Il n'y a eu, de nos jours, de grand prince véritablement instruit que le czar Pierre Ier. Il était non seulement législateur de son pays, mais il possédait parfaitement l'art de la marine. Il était architecte, anatomiste, chirurgien (quelquefois dangereux), soldat expert, économe consommé; enfin, pour en faire le modèle de tous les princes, il aurait fallu qu'il eût eu une éducation moins barbare et moins féroce que celle qu'il avait reçue dans un pays où l'autorité absolue n'était connue que par la cruauté.

<51>On m'a assuré que vous étiez amateur de la peinture; c'est ce qui m'a déterminé à vous envoyer la tête de Socrate, qui est assez bien travaillée. Je vous prie de vous contenter de mon intention.

J'attends avec une véritable impatience cette Philosophie et ce poëme qui mènent tout droit à la ciguë. Je vous assure que je garderai un secret inviolable sur ce sujet. Jamais personne ne saura que vous m'avez envoyé ces deux pièces, et bien moins seront-elles vues. Je m'en fais une affaire d'honneur. Je ne peux vous en dire davantage, sentant toute l'indignité qu'il y aurait de trahir, soit par imprudence, soit par indiscrétion, un ami que j'estime, et qui m'oblige.

Les ministres étrangers, je le sais, sont des espions privilégiés des cours. Ma confiance n'est pas aveugle, ni destituée de prévoyance sur ce sujet. D'où pouvez-vous avoir l'épigramme que j'ai faite sur M. La Croze? Je ne l'ai donnée qu'à lui. Ce bon gros savant occasionna ce badinage : c'était une saillie d'imagination, dont la pointe consiste dans une équivoque assez triviale, et qui était passable dans la circonstance où je l'ai faite, mais qui d'ailleurs est assez insipide. La pièce du père Tournemine se trouve dans la Bibliothèque française.51-a M. La Croze l'a lue. Il hait les jésuites comme les chrétiens haïssent le diable, et n'estime d'autres religieux que ceux de la congrégation de Saint-Maur, dans l'ordre desquels il a été.

Vous voilà donc parti de la Hollande. Je sentirai le poids de ce double éloignement. Vos lettres seront plus rares, et mille empêchements fâcheux concourront à rendre notre correspondance moins fréquente. Je me servirai de l'adresse que vous me donnez du sieur Du Breuil. Je lui recommanderai fort d'accélérer autant qu'il pourra l'envoi de mes lettres et le retour des vôtres.

Puissiez-vous jouir à Cirey de tous les agréments de la vie! Votre bonheur n'égalera jamais les vœux que je fais pour vous, ni ce que<52> vous méritez. Marquez, je vous prie, à madame la marquise du Châtelet qu'il n'y a qu'elle seule à qui je puisse me résoudre de céder M. de Voltaire, comme il n'y a qu'elle seule aussi qui soit digne de vous posséder.

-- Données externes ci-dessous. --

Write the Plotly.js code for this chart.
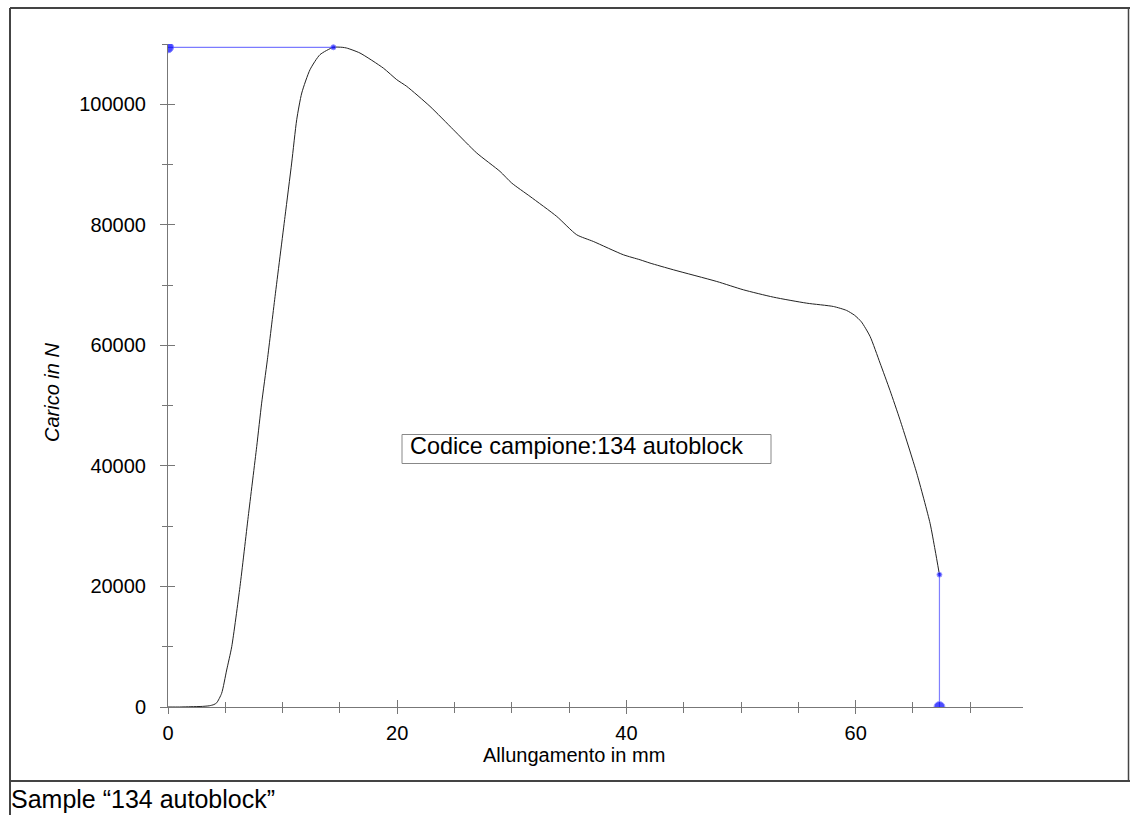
<!DOCTYPE html>
<html>
<head>
<meta charset="utf-8">
<script src="https://cdn.plot.ly/plotly-3.0.1.min.js"></script>
<style>html,body{margin:0;padding:0;background:#fff;}#chart{width:1130px;height:815px;}</style>
</head>
<body>
<div id="chart"></div>
<script>
// Curve: elongation (mm) vs load (N)
const elongation = [0, 1, 2, 3, 3.6, 4.0, 4.25, 4.68, 5.12, 5.56, 6.28, 7.0, 7.74, 8.17, 8.67, 9.34, 10.21, 10.79, 11.23, 11.67, 12.39, 13.26, 14.43, 15.2, 15.59, 16.75, 18.79, 19.96, 20.83, 22.86, 24.9, 26.94, 28.97, 29.99, 31.59, 33.92, 35.66, 37.11, 39.73, 41.19, 42.06, 44.09, 47.88, 50.2, 52.82, 55.73, 58.06, 59.2, 59.9, 60.5, 61.26, 62.13, 63.0, 63.87, 65.33, 66.49, 66.93, 67.31];
const load = [0, 0, 50, 100, 200, 400, 700, 2270, 6140, 10000, 19970, 31590, 43210, 50410, 57600, 68110, 81390, 90250, 97440, 101870, 105740, 108230, 109450, 109450, 109330, 108500, 106000, 104080, 102970, 99650, 95780, 91910, 88860, 86930, 84710, 81390, 78350, 77240, 75030, 74200, 73650, 72540, 70600, 69220, 68000, 67000, 66450, 65800, 65000, 63900, 61470, 57050, 52500, 47640, 38790, 30490, 26060, 21960];
// Markers: maximum load and break point
const maxLine_x = [0, 14.43];
const maxLine_y = [109450, 109450];
const breakLine_x = [67.31, 67.31];
const breakLine_y = [21960, 0];
const xTicks = [0, 20, 40, 60];
const yTicks = [0, 20000, 40000, 60000, 80000, 100000];
const xMinor = [5, 10, 15, 25, 30, 35, 45, 50, 55, 65, 70];
const yMinor = [10000, 30000, 50000, 70000, 90000, 110000];
const sampleCode = 'Codice campione:134 autoblock';
const caption = 'Sample \u201c134 autoblock\u201d';

const FONT = 'Liberation Sans, Arial, Helvetica, sans-serif';
const AX = '#777';

const traces = [
  {x: elongation, y: load, type: 'scatter', mode: 'lines', line: {color: '#222', width: 1, shape: 'spline', smoothing: 0.6}},
  {x: maxLine_x, y: maxLine_y, type: 'scatter', mode: 'lines+markers', cliponaxis: true,
   line: {color: '#5a5aff', width: 1}, marker: {color: '#0000ff', size: [11, 5]}},
  {x: breakLine_x, y: breakLine_y, type: 'scatter', mode: 'lines+markers', cliponaxis: true,
   line: {color: '#8080ff', width: 1.2}, marker: {color: '#0000ff', size: [5, 11]}},
  {x: [], y: [], xaxis: 'x2', yaxis: 'y2', type: 'scatter'}
];

const xr = [0, 74.6], yr = [0, 110000];
const px = v => (v - 168) / 855;   // paper x from pixel
const py = v => (707 - v) / 663;   // paper y from pixel
const layout = {
  width: 1130, height: 815,
  margin: {l: 168, r: 107, t: 44, b: 108},
  paper_bgcolor: '#fff', plot_bgcolor: '#fff',
  showlegend: false,
  font: {family: FONT, color: '#000', size: 20},
  xaxis: {range: xr, showgrid: false, zeroline: false, showline: true, linecolor: AX, linewidth: 1,
    tickmode: 'array', tickvals: xTicks, ticktext: xTicks.map(String), ticks: 'outside', ticklen: 6, tickcolor: AX, tickwidth: 1,
    ticklabelstandoff: 2, tickfont: {size: 20, family: FONT},
    minor: {tickmode: 'array', tickvals: xMinor, ticks: 'outside', ticklen: 5, tickcolor: AX}},
  yaxis: {range: yr, showgrid: false, zeroline: false, showline: true, linecolor: AX, linewidth: 1,
    tickmode: 'array', tickvals: yTicks, ticktext: yTicks.map(String), ticks: 'outside', ticklen: 7, tickcolor: AX, tickwidth: 1,
    ticklabelstandoff: 10, tickfont: {size: 20, family: FONT},
    minor: {tickmode: 'array', tickvals: yMinor, ticks: 'outside', ticklen: 5, tickcolor: AX}},
  xaxis2: {range: xr, overlaying: 'x', anchor: 'y2', showgrid: false, zeroline: false, showline: false, showticklabels: false,
    tickmode: 'array', tickvals: xTicks, ticks: 'inside', ticklen: 7, tickcolor: AX,
    minor: {tickmode: 'array', tickvals: xMinor, ticks: 'inside', ticklen: 5, tickcolor: AX}},
  yaxis2: {range: yr, overlaying: 'y', anchor: 'x2', showgrid: false, zeroline: false, showline: false, showticklabels: false,
    tickmode: 'array', tickvals: yTicks, ticks: 'inside', ticklen: 7, tickcolor: AX,
    minor: {tickmode: 'array', tickvals: yMinor.slice(0, 5), ticks: 'inside', ticklen: 5, tickcolor: AX}},
  shapes: [
    // outer frame
    {type: 'line', xref: 'paper', yref: 'paper', x0: px(10), x1: px(1131), y0: py(8), y1: py(8), line: {color: '#444', width: 2}},
    {type: 'line', xref: 'paper', yref: 'paper', x0: px(10), x1: px(10), y0: py(8), y1: py(816), line: {color: '#444', width: 2}},
    {type: 'line', xref: 'paper', yref: 'paper', x0: px(1128.5), x1: px(1128.5), y0: py(8), y1: py(781), line: {color: '#444', width: 1.5}},
    {type: 'line', xref: 'paper', yref: 'paper', x0: px(10), x1: px(1131), y0: py(781), y1: py(781), line: {color: '#444', width: 2}},
    // sample code box
    {type: 'rect', xref: 'paper', yref: 'paper', x0: px(402), x1: px(771), y0: py(434.5), y1: py(463.5), line: {color: '#888', width: 1}, fillcolor: 'rgba(0,0,0,0)'}
  ],
  annotations: [
    {xref: 'paper', yref: 'paper', x: px(408), y: py(446), xanchor: 'left', yanchor: 'middle', showarrow: false,
     text: sampleCode, font: {size: 23.4, family: FONT, color: '#000'}},
    {xref: 'paper', yref: 'paper', x: px(574), y: py(755), xanchor: 'center', yanchor: 'middle', showarrow: false,
     text: 'Allungamento in mm', font: {size: 20, family: FONT, color: '#000'}},
    {xref: 'paper', yref: 'paper', x: px(52), y: py(393), xanchor: 'center', yanchor: 'middle', showarrow: false, textangle: -90,
     text: '<i>Carico in N</i>', font: {size: 20, family: FONT, color: '#000'}},
    {xref: 'paper', yref: 'paper', x: px(9), y: py(799), xanchor: 'left', yanchor: 'middle', showarrow: false,
     text: caption, font: {size: 25, family: FONT, color: '#000'}}
  ]
};

Plotly.newPlot('chart', traces, layout, {displayModeBar: false, staticPlot: true});
</script>
</body>
</html>
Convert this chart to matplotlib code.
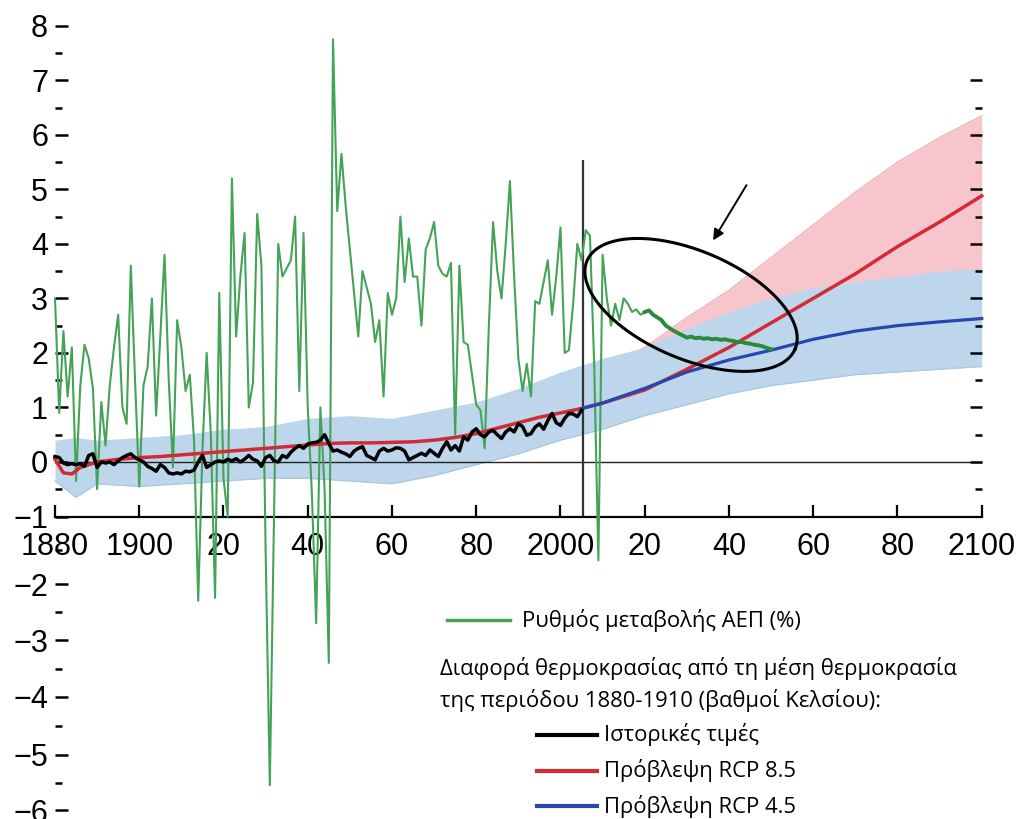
import numpy as np
import matplotlib
matplotlib.use('Agg')
import matplotlib.pyplot as plt
from matplotlib.lines import Line2D

# ---- datos ----
gdp_years = np.arange(1880, 2021)
gdp_growth = [3.0, 0.9, 2.4, 1.2, 2.1, -0.35, 1.4, 2.15, 1.9, 1.35,
              -0.5, 1.1, 0.3, 1.4, 2.1, 2.7, 1.0, 0.7, 3.6, 1.5,
              -0.45, 1.4, 1.75, 3.0, 0.85, 2.3, 3.8, 1.5, -0.1, 2.6,
              2.1, 1.3, 1.6, 0.4, -2.3, 0.2, 2.0, 0.5, -2.25, 3.1,
              -0.3, -1.0, 5.2, 2.3, 3.4, 4.2, 1.0, 1.45, 4.55, 3.6,
              -1.5, -5.55, -1.0, 4.0, 3.4, 3.55, 3.7, 4.5, 1.3, 4.2,
              1.0, -0.6, -2.7, 1.0, -0.5, -3.4, 7.75, 4.6, 5.65, 4.7,
              3.9, 3.1, 2.3, 3.5, 3.2, 2.9, 2.2, 2.6, 1.2, 3.1,
              2.7, 3.0, 4.5, 3.3, 4.1, 3.4, 3.4, 2.5, 3.9, 4.1,
              4.4, 3.6, 3.45, 3.4, 3.65, 0.5, 3.6, 2.2, 2.15, 1.6,
              1.05, 0.95, 0.25, 2.5, 4.4, 3.5, 3.0, 4.0, 5.15, 3.4,
              1.9, 1.3, 1.8, 1.2, 2.95, 2.9, 3.3, 3.7, 2.7, 3.4,
              4.3, 2.0, 2.05, 2.9, 4.0, 3.7, 4.25, 4.15, 1.8, -1.65,
              3.8, 3.0, 2.5, 2.9, 2.6, 3.0, 2.9, 2.75, 2.8, 2.7, 2.75]

gdp_proj_years = np.arange(2020, 2051)
gdp_proj = [2.75, 2.78, 2.7, 2.65, 2.6, 2.5, 2.45, 2.4, 2.36, 2.32,
            2.28, 2.3, 2.27, 2.28, 2.26, 2.27, 2.25, 2.26, 2.24, 2.25,
            2.23, 2.22, 2.2, 2.2, 2.18, 2.17, 2.15, 2.14, 2.12, 2.09, 2.07]

hist_years = np.arange(1880, 2006)
hist_temp = [0.10, 0.08, -0.02, -0.05, -0.03, -0.05, -0.03, -0.08, 0.12, 0.15,
             -0.10, 0.0, -0.02, 0.0, -0.05, 0.02, 0.08, 0.12, 0.15, 0.08,
             0.04, 0.0, -0.08, -0.12, -0.17, -0.05, -0.1, -0.2, -0.22, -0.2,
             -0.22, -0.17, -0.18, -0.15, 0.0, 0.12, -0.1, -0.05, 0.0, 0.02,
             0.0, 0.05, 0.02, 0.06, 0.0, 0.05, 0.12, 0.05, 0.02, -0.08,
             0.08, 0.12, 0.02, 0.0, 0.12, 0.08, 0.18, 0.25, 0.3, 0.25,
             0.33, 0.35, 0.36, 0.4, 0.5, 0.34, 0.2, 0.22, 0.18, 0.15,
             0.1, 0.2, 0.25, 0.28, 0.12, 0.08, 0.04, 0.2, 0.25, 0.2,
             0.22, 0.26, 0.25, 0.2, 0.04, 0.08, 0.12, 0.16, 0.12, 0.22,
             0.16, 0.1, 0.25, 0.37, 0.22, 0.3, 0.2, 0.46, 0.4, 0.55,
             0.61, 0.5, 0.46, 0.55, 0.58, 0.5, 0.43, 0.55, 0.61, 0.55,
             0.7, 0.65, 0.49, 0.52, 0.64, 0.7, 0.6, 0.76, 0.89, 0.72,
             0.67, 0.8, 0.89, 0.88, 0.83, 0.95]

rcp85_years = [1880, 1882, 1884, 1886, 1888, 1890, 1895, 1900, 1905, 1910,
               1915, 1920, 1925, 1930, 1935, 1940, 1945, 1950, 1955, 1960,
               1965, 1970, 1975, 1980, 1985, 1990, 1995, 2000, 2005, 2010,
               2020, 2030, 2040, 2050, 2060, 2070, 2080, 2090, 2100]
rcp85 = [0.05, -0.2, -0.22, -0.1, -0.05, 0.0, 0.05, 0.08, 0.1, 0.13,
         0.16, 0.19, 0.22, 0.25, 0.28, 0.31, 0.34, 0.35, 0.35, 0.36,
         0.37, 0.4, 0.45, 0.52, 0.62, 0.72, 0.82, 0.9, 0.98, 1.08,
         1.32, 1.7, 2.1, 2.55, 3.0, 3.45, 3.95, 4.4, 4.88]

rcp45_years = [2005, 2010, 2020, 2030, 2040, 2050, 2060, 2070, 2080, 2090, 2100]
rcp45 = [0.98, 1.08, 1.35, 1.65, 1.87, 2.05, 2.25, 2.4, 2.5, 2.57, 2.63]

# envolventes de las simulaciones
band45_years = [1880, 1885, 1890, 1900, 1910, 1920, 1930, 1940, 1950, 1960, 1970, 1980,
                1990, 2000, 2010, 2020, 2030, 2040, 2050, 2060, 2070, 2080, 2090, 2100]
band45_low = [-0.35, -0.65, -0.4, -0.45, -0.4, -0.35, -0.3, -0.3, -0.35, -0.4, -0.25, -0.05,
              0.15, 0.4, 0.6, 0.85, 1.05, 1.25, 1.4, 1.5, 1.6, 1.65, 1.7, 1.75]
band45_high = [0.4, 0.45, 0.4, 0.45, 0.5, 0.6, 0.65, 0.8, 0.85, 0.8, 0.95, 1.1,
               1.35, 1.65, 1.9, 2.1, 2.45, 2.75, 3.0, 3.2, 3.3, 3.4, 3.5, 3.55]

band85_years = [2005, 2020, 2030, 2040, 2050, 2060, 2070, 2080, 2090, 2100]
band85_low = [0.55, 0.95, 1.25, 1.55, 1.9, 2.3, 2.6, 2.9, 3.2, 3.5]
band85_high = [1.5, 2.1, 2.65, 3.15, 3.75, 4.35, 4.95, 5.5, 5.95, 6.35]

xtick_years = [1880, 1900, 1920, 1940, 1960, 1980, 2000, 2020, 2040, 2060, 2080, 2100]
xtick_labels = ['1880', '1900', '20', '40', '60', '80', '2000', '20', '40', '60', '80', '2100']

# colores
verde = '#45a358'
verde_osc = '#2c8a3b'
rojo = '#d42a35'
azul = '#2647ad'
azul_claro = '#bdd6ec'
rosa = '#f7c6cc'

plt.rcParams['font.family'] = ['Liberation Sans Narrow', 'Liberation Sans', 'DejaVu Sans']
fuente_leyenda = ['Open Sans', 'DejaVu Sans']

W, H = 1018, 819
fig = plt.figure(figsize=(W / 100, H / 100), dpi=100)
ax = fig.add_axes([0, 0, 1, 1])

# escala vertical por tramos (el eje negativo esta algo estirado)
niv = [-7, -6, -5, -4, -3, -2, -1, 9]
pos = [-863, -810, -755, -697, -640, -584, -516.5, 28.8]
def fwd(v):
    return np.interp(v, niv, pos)
def inv(p):
    return np.interp(p, pos, niv)

ax.set_yscale('function', functions=(fwd, inv))
ylim = (float(inv(-819)), float(inv(0)))
ax.set_ylim(*ylim)
ax.set_xlim(1880 - 55 / 4.2123, 2100 + 36.3 / 4.2123)

# bandas de las simulaciones
ax.fill_between(band85_years, band85_low, band85_high, color=rosa, lw=0, zorder=1)
ax.plot(band85_years, band85_high, color='#f0a9b2', lw=0.8, zorder=1.2)
ax.fill_between(band45_years, band45_low, band45_high, color=azul_claro, lw=0, zorder=1.5)
ax.plot(band45_years, band45_low, color='#a9c4e0', lw=0.8, zorder=1.6)

ax.hlines(0, 1880, 2100, color='#222222', lw=1.0, zorder=2)
ax.vlines(2005.3, -1, 5.54, color='#333333', lw=1.6, zorder=2)

ax.plot(gdp_years, gdp_growth, color=verde, lw=1.5, zorder=3)
ax.plot(rcp85_years, rcp85, color=rojo, lw=2.5, zorder=4)
ax.plot(rcp45_years, rcp45, color=azul, lw=2.3, zorder=4)
ax.plot(hist_years, hist_temp, color='black', lw=2.5, zorder=5)
ax.plot(gdp_proj_years, gdp_proj, color=verde_osc, lw=2.8, zorder=5)

# ejes
for s in ['top', 'right', 'left']:
    ax.spines[s].set_visible(False)
ax.spines['left'].set_position(('data', 1880))
ax.spines['bottom'].set_position(('data', -1))
ax.spines['bottom'].set_bounds(1880, 2100)
ax.spines['bottom'].set_linewidth(1.6)

ax.set_xticks(xtick_years)
ax.set_xticklabels(xtick_labels)
ax.tick_params(axis='x', direction='in', length=9, width=1.6, pad=11, labelsize=22)

ax.set_yticks(range(-6, 9))
ax.set_yticklabels([str(v) if v >= 0 else '\u2212' + str(-v) for v in range(-6, 9)])
ax.set_yticks(np.arange(-5.5, 8, 1.0), minor=True)
ax.tick_params(axis='y', which='major', direction='in', length=9, width=1.8, pad=5, labelsize=22)
ax.tick_params(axis='y', which='minor', direction='in', length=5, width=1.8)

# marcas de la derecha
ax2 = ax.twinx()
ax2.set_yscale('function', functions=(fwd, inv))
ax2.set_ylim(*ylim)
for s in ['top', 'right', 'left', 'bottom']:
    ax2.spines[s].set_visible(False)
ax2.spines['right'].set_position(('data', 2100))
ax2.set_yticks(range(0, 8))
ax2.set_yticks(np.arange(-0.5, 7, 1.0), minor=True)
ax2.set_yticklabels([])
ax2.tick_params(axis='y', which='major', direction='in', length=9, width=1.8)
ax2.tick_params(axis='y', which='minor', direction='in', length=5, width=1.8)

# elipse y flecha
centro = ax.transData.transform((2031.0, 2.88))
t = np.linspace(0, 2 * np.pi, 300)
ang = np.deg2rad(-23)
a, b = 113, 54
ex, ey = a * np.cos(t), b * np.sin(t)
px = centro[0] + ex * np.cos(ang) - ey * np.sin(ang)
py = centro[1] + ex * np.sin(ang) + ey * np.cos(ang)
elipse = ax.transData.inverted().transform(np.column_stack([px, py]))
ax.plot(elipse[:, 0], elipse[:, 1], color='black', lw=2.2, zorder=6)

ax.annotate('', xy=(2035.9, 4.02), xytext=(2044.5, 5.12),
            arrowprops=dict(arrowstyle='-|>', color='black', lw=1.4, mutation_scale=16),
            zorder=6)

# leyenda
def fx(p):
    return p / W
def fy(p):
    return 1 - p / H

fs = 15.8
fig.add_artist(Line2D([fx(447), fx(510)], [fy(620), fy(620)], color=verde, lw=2.5))
fig.text(fx(522), fy(620), 'Ρυθμός μεταβολής ΑΕΠ (%)', fontsize=fs,
         family=fuente_leyenda, va='center', ha='left')
fig.text(fx(440), fy(668), 'Διαφορά θερμοκρασίας από τη μέση θερμοκρασία', fontsize=fs,
         family=fuente_leyenda, va='center', ha='left')
fig.text(fx(440), fy(700), 'της περιόδου 1880-1910 (βαθμοί Κελσίου):', fontsize=fs,
         family=fuente_leyenda, va='center', ha='left')
for yy, col, txt in [(735, 'black', 'Ιστορικές τιμές'),
                     (771, rojo, 'Πρόβλεψη RCP 8.5'),
                     (806, azul, 'Πρόβλεψη RCP 4.5')]:
    fig.add_artist(Line2D([fx(537), fx(597)], [fy(yy), fy(yy)], color=col, lw=3))
    fig.text(fx(604), fy(yy), txt, fontsize=fs, family=fuente_leyenda, va='center', ha='left')

fig.savefig('out.png', dpi=100)
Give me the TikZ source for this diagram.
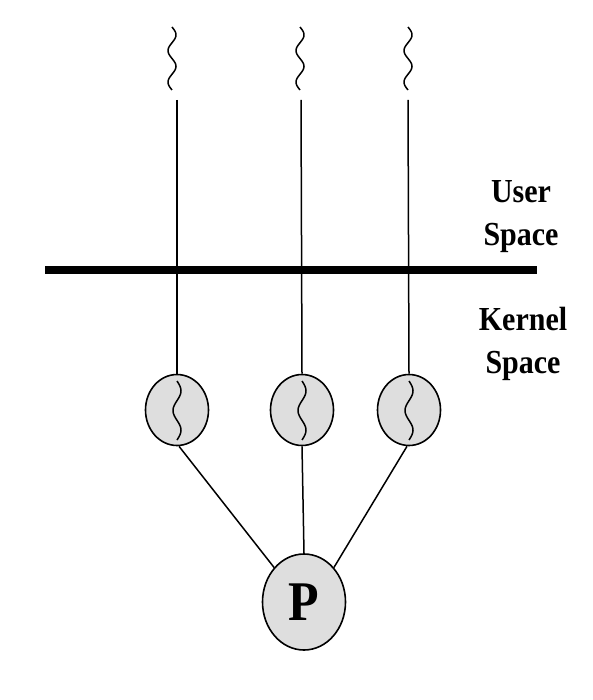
\documentclass[tikz,border=0pt]{standalone}
\usepackage{fontspec}
\setmainfont{Liberation Serif}
\usetikzlibrary{shapes.geometric}
\newcommand{\tall}[1]{\scalebox{1}[1.12]{#1}}
\begin{document}
\begin{tikzpicture}[x=1pt,y=-1pt,
  thr/.style={ellipse,draw,line width=1.6pt,fill=black!13,minimum width=63pt,minimum height=71pt,inner sep=0pt},
  proc/.style={ellipse,draw,line width=1.6pt,fill=black!13,minimum width=83pt,minimum height=96pt,inner sep=0pt,font=\fontsize{50}{54}\selectfont\bfseries},
  conn/.style={line width=1.5pt},
  wave/.style={line width=1.5pt},
  lbl/.style={align=center,anchor=base,inner sep=0pt,font=\fontsize{30}{43}\selectfont\bfseries}]
\useasboundingbox (0,0) rectangle (592,700);
% threads (kernel-level)
\node[thr] (e1) at (177,410) {};
\node[thr] (e2) at (302,410) {};
\node[thr] (e3) at (409,410) {};
\node[proc] (p) at (304,602) {\tall{P}};
% top line ends
\coordinate (t1) at (177,100);
\coordinate (t2) at (301,100);
\coordinate (t3) at (408,100);
\draw[conn] (t1) -- (e1.north);
\draw[conn] (t2) -- (e2.north);
\draw[conn] (t3) -- (e3.north);
\draw[conn] (e1.south) ++(2,0) -- (p.north west);
\draw[conn] (e2.south) -- (p.north);
\draw[conn] (e3.south) ++(-2,0) -- (p.north east);
% wavy user threads
\draw[wave] plot[domain=0:720,samples=60] ({172+4*sin(\x)},{27+\x/720*63});
\draw[wave] plot[domain=0:720,samples=60] ({300+4*sin(\x)},{27+\x/720*63});
\draw[wave] plot[domain=0:720,samples=60] ({408+4*sin(\x)},{27+\x/720*63});
% wavy inside threads
\draw[wave] plot[domain=0:540,samples=50] ({177+4*sin(\x)},{381+\x/540*59});
\draw[wave] plot[domain=0:540,samples=50] ({302+4*sin(\x)},{381+\x/540*59});
\draw[wave] plot[domain=0:540,samples=50] ({409+4*sin(\x)},{381+\x/540*59});
% separator
\coordinate (b1) at (45,270);
\coordinate (b2) at (537,270);
\draw[line width=8pt] (b1) -- (b2);
\node[lbl] (us) at (521,245) {\tall{User}\\\tall{Space}};
\node[lbl] (ks) at (523,373) {\tall{Kernel}\\\tall{Space}};
\end{tikzpicture}
\end{document}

Quand même Cirey serait à l'autre bout du monde, je ne renonce pas à la satisfaction de m'y rendre un jour. On a vu des rois voyager pour de moindres sujets, et je vous assure que ma curiosité égale l'estime que j'ai pour vous. Est-il étonnant que je désire voir l'homme le plus digne de l'immortalité, et qui la tient de lui-même?

Je viens de recevoir des lettres de Berlin, d'où l'on m'écrit que le résident de l'Empereur avait reçu la Pucelle imprimée. Ne m'accusez pas d'indiscrétion. Je suis avec toute l'estime imaginable, monsieur, etc.


48-b Voyez t. XVI, p. 278.

49-a Satire VIII, v. 247-250.

50-a La Henriade, chant Ier, v. 367 et 368.

51-a Ce n'est pas dans la Bibliothèque française, mais dans les Mémoires de Trévoux (octobre 1735, p. 1913), que se trouve la Lettre du R. P. de Tournemine sur la nature de l'âme.